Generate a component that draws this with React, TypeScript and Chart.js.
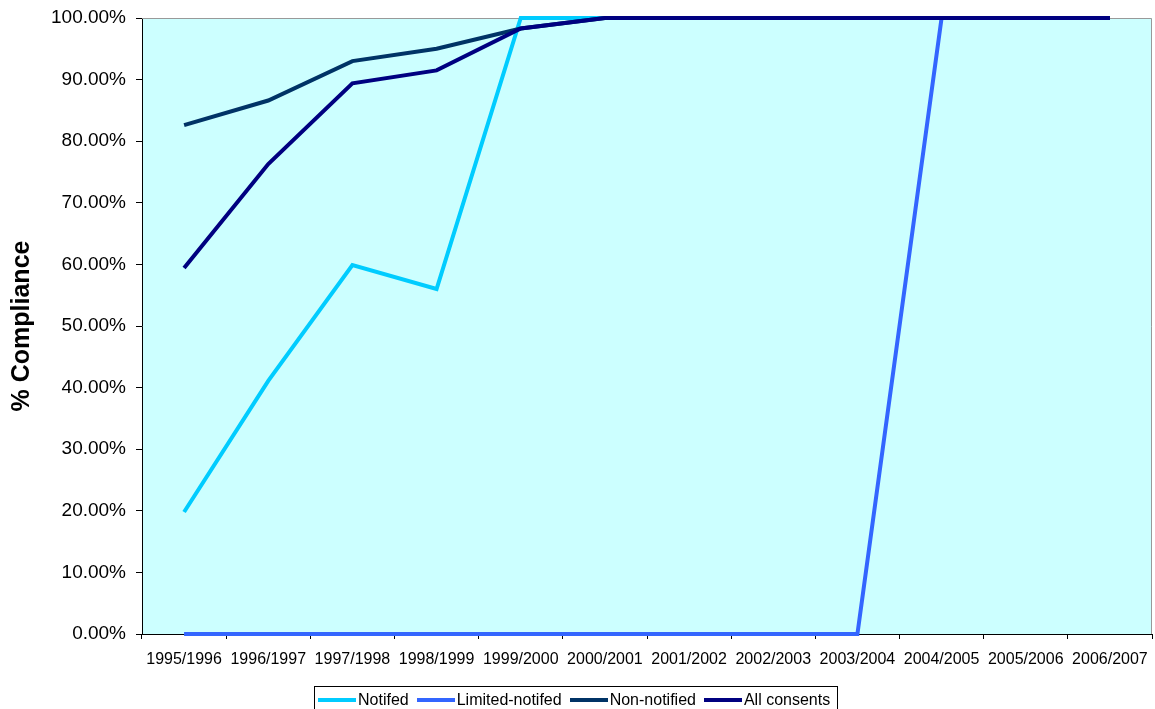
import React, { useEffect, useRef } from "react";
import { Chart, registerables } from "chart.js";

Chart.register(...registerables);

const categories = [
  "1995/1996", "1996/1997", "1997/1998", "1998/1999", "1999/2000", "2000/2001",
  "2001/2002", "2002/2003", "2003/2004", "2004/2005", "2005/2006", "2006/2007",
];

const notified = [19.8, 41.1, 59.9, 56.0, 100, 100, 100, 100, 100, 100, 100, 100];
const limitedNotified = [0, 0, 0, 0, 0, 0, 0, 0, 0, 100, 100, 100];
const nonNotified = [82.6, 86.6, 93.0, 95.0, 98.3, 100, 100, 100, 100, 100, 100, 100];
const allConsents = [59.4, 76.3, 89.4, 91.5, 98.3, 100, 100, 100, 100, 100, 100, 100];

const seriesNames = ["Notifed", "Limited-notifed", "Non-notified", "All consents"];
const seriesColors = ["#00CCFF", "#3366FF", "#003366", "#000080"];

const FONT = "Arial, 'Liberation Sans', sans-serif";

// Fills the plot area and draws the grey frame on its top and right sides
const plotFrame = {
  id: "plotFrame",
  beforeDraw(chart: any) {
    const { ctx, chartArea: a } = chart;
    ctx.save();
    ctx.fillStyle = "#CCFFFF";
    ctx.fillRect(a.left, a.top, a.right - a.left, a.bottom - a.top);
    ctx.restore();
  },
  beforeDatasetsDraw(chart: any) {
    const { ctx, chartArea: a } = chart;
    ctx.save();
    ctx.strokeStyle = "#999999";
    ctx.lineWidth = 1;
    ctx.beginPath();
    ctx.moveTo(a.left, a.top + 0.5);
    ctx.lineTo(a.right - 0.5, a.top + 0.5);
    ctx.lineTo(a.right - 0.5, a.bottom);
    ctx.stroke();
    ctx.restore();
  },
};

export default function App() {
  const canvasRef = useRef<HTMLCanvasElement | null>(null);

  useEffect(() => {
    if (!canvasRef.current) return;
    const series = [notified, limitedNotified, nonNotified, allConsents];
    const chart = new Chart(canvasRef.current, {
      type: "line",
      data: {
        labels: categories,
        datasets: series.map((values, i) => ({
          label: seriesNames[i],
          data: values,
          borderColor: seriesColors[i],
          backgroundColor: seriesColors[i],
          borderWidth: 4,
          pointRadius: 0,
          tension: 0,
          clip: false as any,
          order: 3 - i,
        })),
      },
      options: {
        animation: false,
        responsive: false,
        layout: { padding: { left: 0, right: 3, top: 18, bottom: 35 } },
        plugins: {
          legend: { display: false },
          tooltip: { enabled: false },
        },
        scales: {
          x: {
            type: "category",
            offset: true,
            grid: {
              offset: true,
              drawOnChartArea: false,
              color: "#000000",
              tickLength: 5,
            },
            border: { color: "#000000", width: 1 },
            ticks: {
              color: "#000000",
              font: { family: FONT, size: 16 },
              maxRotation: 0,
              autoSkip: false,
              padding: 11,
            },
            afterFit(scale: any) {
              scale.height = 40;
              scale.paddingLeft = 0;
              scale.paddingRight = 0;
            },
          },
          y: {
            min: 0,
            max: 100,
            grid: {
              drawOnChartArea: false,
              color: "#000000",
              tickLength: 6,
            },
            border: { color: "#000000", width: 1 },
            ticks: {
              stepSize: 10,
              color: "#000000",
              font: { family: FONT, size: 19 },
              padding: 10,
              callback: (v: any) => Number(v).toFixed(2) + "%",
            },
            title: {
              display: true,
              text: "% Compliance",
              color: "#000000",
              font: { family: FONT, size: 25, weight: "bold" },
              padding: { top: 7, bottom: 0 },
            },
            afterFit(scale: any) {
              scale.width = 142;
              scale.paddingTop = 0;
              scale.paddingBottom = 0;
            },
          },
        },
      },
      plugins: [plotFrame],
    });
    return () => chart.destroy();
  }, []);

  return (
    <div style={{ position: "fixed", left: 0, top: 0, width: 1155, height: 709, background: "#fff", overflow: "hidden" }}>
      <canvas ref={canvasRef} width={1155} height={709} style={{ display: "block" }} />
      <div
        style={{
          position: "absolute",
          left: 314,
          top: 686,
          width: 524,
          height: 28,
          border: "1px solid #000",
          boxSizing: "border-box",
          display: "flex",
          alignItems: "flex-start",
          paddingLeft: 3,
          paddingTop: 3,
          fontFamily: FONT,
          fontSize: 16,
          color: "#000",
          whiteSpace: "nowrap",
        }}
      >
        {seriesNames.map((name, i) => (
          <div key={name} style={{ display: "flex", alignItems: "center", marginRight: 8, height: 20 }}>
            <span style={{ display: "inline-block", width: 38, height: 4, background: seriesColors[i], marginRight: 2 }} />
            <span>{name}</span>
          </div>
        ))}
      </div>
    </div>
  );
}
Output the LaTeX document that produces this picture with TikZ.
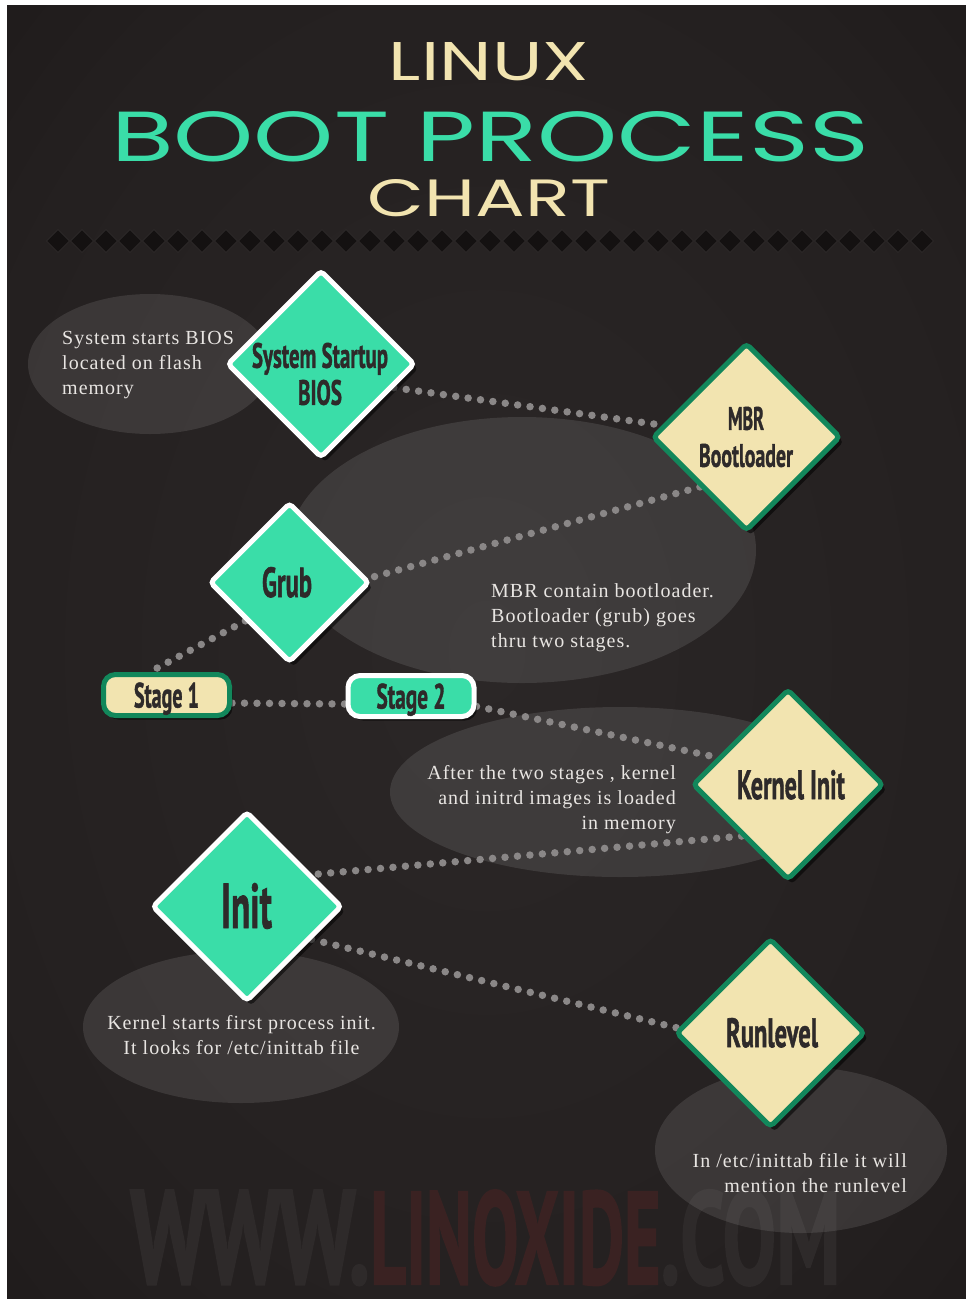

Task statement: Write out again every line above exactly as given; the pictures do not belong in the copy.

Result of the task:
Generate a component that draws this with React, TypeScript and Chart.js.
import React, { useEffect, useRef } from "react";
import { Chart, registerables } from "chart.js";

Chart.register(...registerables);

const categories = [
  "1995/1996", "1996/1997", "1997/1998", "1998/1999", "1999/2000", "2000/2001",
  "2001/2002", "2002/2003", "2003/2004", "2004/2005", "2005/2006", "2006/2007",
];

const notified = [19.8, 41.1, 59.9, 56.0, 100, 100, 100, 100, 100, 100, 100, 100];
const limitedNotified = [0, 0, 0, 0, 0, 0, 0, 0, 0, 100, 100, 100];
const nonNotified = [82.6, 86.6, 93.0, 95.0, 98.3, 100, 100, 100, 100, 100, 100, 100];
const allConsents = [59.4, 76.3, 89.4, 91.5, 98.3, 100, 100, 100, 100, 100, 100, 100];

const seriesNames = ["Notifed", "Limited-notifed", "Non-notified", "All consents"];
const seriesColors = ["#00CCFF", "#3366FF", "#003366", "#000080"];

const FONT = "Arial, 'Liberation Sans', sans-serif";

// Fills the plot area and draws the grey frame on its top and right sides
const plotFrame = {
  id: "plotFrame",
  beforeDraw(chart: any) {
    const { ctx, chartArea: a } = chart;
    ctx.save();
    ctx.fillStyle = "#CCFFFF";
    ctx.fillRect(a.left, a.top, a.right - a.left, a.bottom - a.top);
    ctx.restore();
  },
  beforeDatasetsDraw(chart: any) {
    const { ctx, chartArea: a } = chart;
    ctx.save();
    ctx.strokeStyle = "#999999";
    ctx.lineWidth = 1;
    ctx.beginPath();
    ctx.moveTo(a.left, a.top + 0.5);
    ctx.lineTo(a.right - 0.5, a.top + 0.5);
    ctx.lineTo(a.right - 0.5, a.bottom);
    ctx.stroke();
    ctx.restore();
  },
};

export default function App() {
  const canvasRef = useRef<HTMLCanvasElement | null>(null);

  useEffect(() => {
    if (!canvasRef.current) return;
    const series = [notified, limitedNotified, nonNotified, allConsents];
    const chart = new Chart(canvasRef.current, {
      type: "line",
      data: {
        labels: categories,
        datasets: series.map((values, i) => ({
          label: seriesNames[i],
          data: values,
          borderColor: seriesColors[i],
          backgroundColor: seriesColors[i],
          borderWidth: 4,
          pointRadius: 0,
          tension: 0,
          clip: false as any,
          order: 3 - i,
        })),
      },
      options: {
        animation: false,
        responsive: false,
        layout: { padding: { left: 0, right: 3, top: 18, bottom: 35 } },
        plugins: {
          legend: { display: false },
          tooltip: { enabled: false },
        },
        scales: {
          x: {
            type: "category",
            offset: true,
            grid: {
              offset: true,
              drawOnChartArea: false,
              color: "#000000",
              tickLength: 5,
            },
            border: { color: "#000000", width: 1 },
            ticks: {
              color: "#000000",
              font: { family: FONT, size: 16 },
              maxRotation: 0,
              autoSkip: false,
              padding: 11,
            },
            afterFit(scale: any) {
              scale.height = 40;
              scale.paddingLeft = 0;
              scale.paddingRight = 0;
            },
          },
          y: {
            min: 0,
            max: 100,
            grid: {
              drawOnChartArea: false,
              color: "#000000",
              tickLength: 6,
            },
            border: { color: "#000000", width: 1 },
            ticks: {
              stepSize: 10,
              color: "#000000",
              font: { family: FONT, size: 19 },
              padding: 10,
              callback: (v: any) => Number(v).toFixed(2) + "%",
            },
            title: {
              display: true,
              text: "% Compliance",
              color: "#000000",
              font: { family: FONT, size: 25, weight: "bold" },
              padding: { top: 7, bottom: 0 },
            },
            afterFit(scale: any) {
              scale.width = 142;
              scale.paddingTop = 0;
              scale.paddingBottom = 0;
            },
          },
        },
      },
      plugins: [plotFrame],
    });
    return () => chart.destroy();
  }, []);

  return (
    <div style={{ position: "fixed", left: 0, top: 0, width: 1155, height: 709, background: "#fff", overflow: "hidden" }}>
      <canvas ref={canvasRef} width={1155} height={709} style={{ display: "block" }} />
      <div
        style={{
          position: "absolute",
          left: 314,
          top: 686,
          width: 524,
          height: 28,
          border: "1px solid #000",
          boxSizing: "border-box",
          display: "flex",
          alignItems: "flex-start",
          paddingLeft: 3,
          paddingTop: 3,
          fontFamily: FONT,
          fontSize: 16,
          color: "#000",
          whiteSpace: "nowrap",
        }}
      >
        {seriesNames.map((name, i) => (
          <div key={name} style={{ display: "flex", alignItems: "center", marginRight: 8, height: 20 }}>
            <span style={{ display: "inline-block", width: 38, height: 4, background: seriesColors[i], marginRight: 2 }} />
            <span>{name}</span>
          </div>
        ))}
      </div>
    </div>
  );
}
Output the LaTeX document that produces this picture with TikZ.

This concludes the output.